On 12/13/2012 10:17 AM, Alex Shi wrote:
On 12/12/2012 09:31 PM, Vincent Guittot wrote:
During the creation of sched_domain, we define a pack buddy CPU for each CPU when one is available. We want to pack at all levels where a group of CPU can be power gated independently from others. On a system that can't power gate a group of CPUs independently, the flag is set at all sched_domain level and the buddy is set to -1. This is the default behavior. On a dual clusters / dual cores system which can power gate each core and cluster independently, the buddy configuration will be :
| Cluster 0 | Cluster 1 | | CPU0 | CPU1 | CPU2 | CPU3 |
buddy | CPU0 | CPU0 | CPU0 | CPU2 |
Small tasks tend to slip out of the periodic load balance so the best place to choose to migrate them is during their wake up.

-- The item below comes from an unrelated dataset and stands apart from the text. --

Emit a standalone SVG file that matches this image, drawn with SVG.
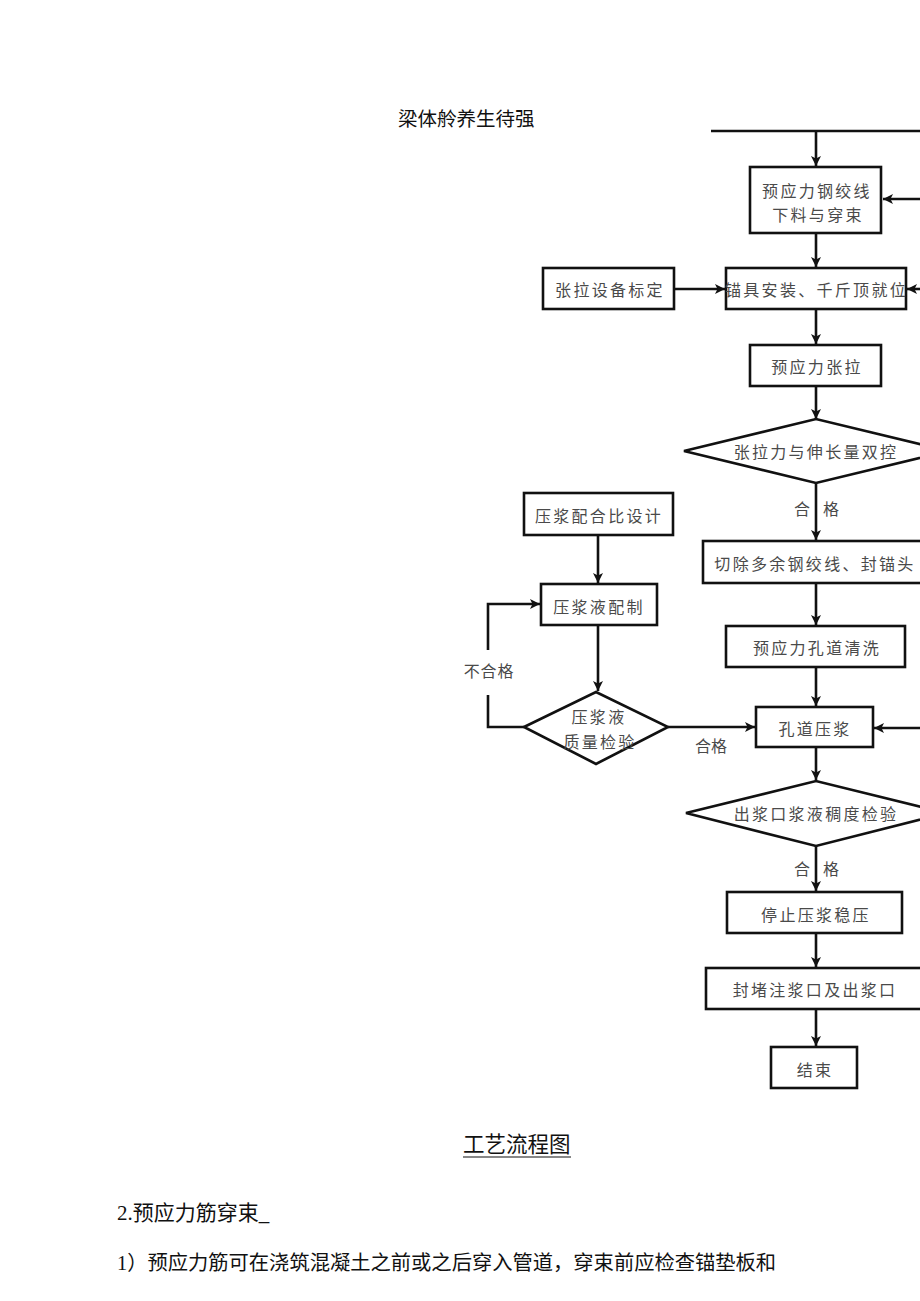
<svg xmlns="http://www.w3.org/2000/svg" width="920" height="1301" viewBox="0 0 920 1301">
<defs>
<marker id="ah" markerUnits="userSpaceOnUse" markerWidth="11" markerHeight="10" refX="10" refY="5" orient="auto">
<path d="M0,0 L10,5 L0,10 L2.5,5 z" fill="#111"/>
</marker>
<style>
.bx{fill:#fff;stroke:#111;stroke-width:2.6}
.ft{font-family:"Noto Sans CJK SC","Liberation Sans",sans-serif;font-size:16px;fill:#4a4a4a;text-anchor:middle;dominant-baseline:central;letter-spacing:2.3px}
.lb{font-family:"Noto Sans CJK SC","Liberation Sans",sans-serif;font-size:16px;fill:#4a4a4a;text-anchor:middle;dominant-baseline:central}
.cn{fill:none;stroke:#111;stroke-width:2.6}
.ar{marker-end:url(#ah)}
.body{font-family:"Liberation Serif","Noto Sans CJK SC",serif;fill:#111}
</style>
</defs>
<rect width="920" height="1301" fill="#fff"/>

<text class="body" x="398" y="126" font-size="19.5">梁体舲养生待强</text>

<g id="connectors">
<path class="cn" d="M711,131 H920" stroke-width="3"/>
<path class="cn ar" d="M816,131 V166"/>
<path class="cn ar" d="M920,199 H883"/>
<path class="cn ar" d="M816,233 V267"/>
<path class="cn ar" d="M674,289 H725"/>
<path class="cn ar" d="M920,289 H907"/>
<path class="cn ar" d="M816,309 V344"/>
<path class="cn ar" d="M816,386 V419"/>
<path class="cn ar" d="M816,483 V540"/>
<path class="cn ar" d="M816,583 V625"/>
<path class="cn ar" d="M816,667 V706"/>
<path class="cn ar" d="M598,535 V583"/>
<path class="cn ar" d="M598,625 V691"/>
<path class="cn ar" d="M668,727 H755"/>
<path class="cn" d="M524,727 H488 V695"/>
<path class="cn ar" d="M488,650 V604 H540"/>
<path class="cn ar" d="M920,728 H874"/>
<path class="cn ar" d="M816,747 V780"/>
<path class="cn ar" d="M816,846 V891"/>
<path class="cn ar" d="M816,933 V967"/>
<path class="cn ar" d="M816,1009 V1046"/>
<text class="lb" x="802" y="508">合</text>
<text class="lb" x="831" y="508">格</text>
<text class="lb" x="802" y="868">合</text>
<text class="lb" x="831" y="868">格</text>
<text class="lb" x="711" y="745">合格</text>
<text class="lb" x="489" y="670" letter-spacing="0.8">不合格</text>
</g>

<g id="n1"><rect class="bx" x="750" y="167" width="131" height="66"/>
<text class="ft" x="817" y="190">预应力钢绞线</text>
<text class="ft" x="818" y="214">下料与穿束</text></g>

<g id="n2"><rect class="bx" x="726" y="268" width="180" height="41"/>
<text class="ft" x="816.5" y="289" letter-spacing="0.9">锚具安装、千斤顶就位</text></g>

<g id="n3"><rect class="bx" x="543" y="268" width="131" height="41"/>
<text class="ft" x="610" y="289">张拉设备标定</text></g>

<g id="n4"><rect class="bx" x="750" y="345" width="131" height="41"/>
<text class="ft" x="817" y="366">预应力张拉</text></g>

<g id="n5"><path class="bx" d="M684,451 L816,419 L948,451 L816,483 Z"/>
<text class="ft" x="816" y="451">张拉力与伸长量双控</text></g>

<g id="n6"><rect class="bx" x="703" y="541" width="230" height="42"/>
<text class="ft" x="815" y="563">切除多余钢绞线、封锚头</text></g>

<g id="n7"><rect class="bx" x="726" y="626" width="179" height="41"/>
<text class="ft" x="817" y="647">预应力孔道清洗</text></g>

<g id="n8"><rect class="bx" x="756" y="707" width="117" height="40"/>
<text class="ft" x="815" y="728">孔道压浆</text></g>

<g id="n9"><rect class="bx" x="524" y="493" width="149" height="42"/>
<text class="ft" x="599" y="515">压浆配合比设计</text></g>

<g id="n10"><rect class="bx" x="541" y="584" width="116" height="41"/>
<text class="ft" x="599" y="606">压浆液配制</text></g>

<g id="n11"><path class="bx" d="M524,727 L596,692 L668,727 L596,764 Z"/>
<text class="ft" x="599" y="716">压浆液</text>
<text class="ft" x="600" y="741">质量检验</text></g>

<g id="n12"><path class="bx" d="M686,813 L816,781 L946,813 L816,846 Z"/>
<text class="ft" x="816" y="813">出浆口浆液稠度检验</text></g>

<g id="n13"><rect class="bx" x="727" y="892" width="175" height="41"/>
<text class="ft" x="816" y="914">停止压浆稳压</text></g>

<g id="n14"><rect class="bx" x="706" y="968" width="220" height="41"/>
<text class="ft" x="815" y="989">封堵注浆口及出浆口</text></g>

<g id="n15"><rect class="bx" x="771" y="1047" width="86" height="41"/>
<text class="ft" x="815" y="1069">结束</text></g>

<text class="body" x="463" y="1152" font-size="21.5">工艺流程图</text>
<line x1="463" y1="1157" x2="571" y2="1157" stroke="#111" stroke-width="1.2"/>
<text class="body" x="117" y="1220" font-size="21">2.预应力筋穿束_</text>
<text class="body" x="117" y="1270" font-size="20.3">1）预应力筋可在浇筑混凝土之前或之后穿入管道，穿束前应检查锚垫板和</text>
</svg>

The decision is in O(1) as we only check again one buddy CPU
Just have a little worry about the scalability on a big machine, like on a 4 sockets NUMA machine * 8 cores * HT machine, the buddy cpu in whole system need care 64 LCPUs. and in your case cpu0 just care 4 LCPU. That is different on task distribution decision.
In above big machine example, only one buddy cpu is not sufficient on each of level, like for 4 sockets level, maybe tasks can just full fill 2 sockets, then we just use 2 sockets, that is more performance/power efficient. But one buddy cpu here need to spread tasks to 4 sockets all.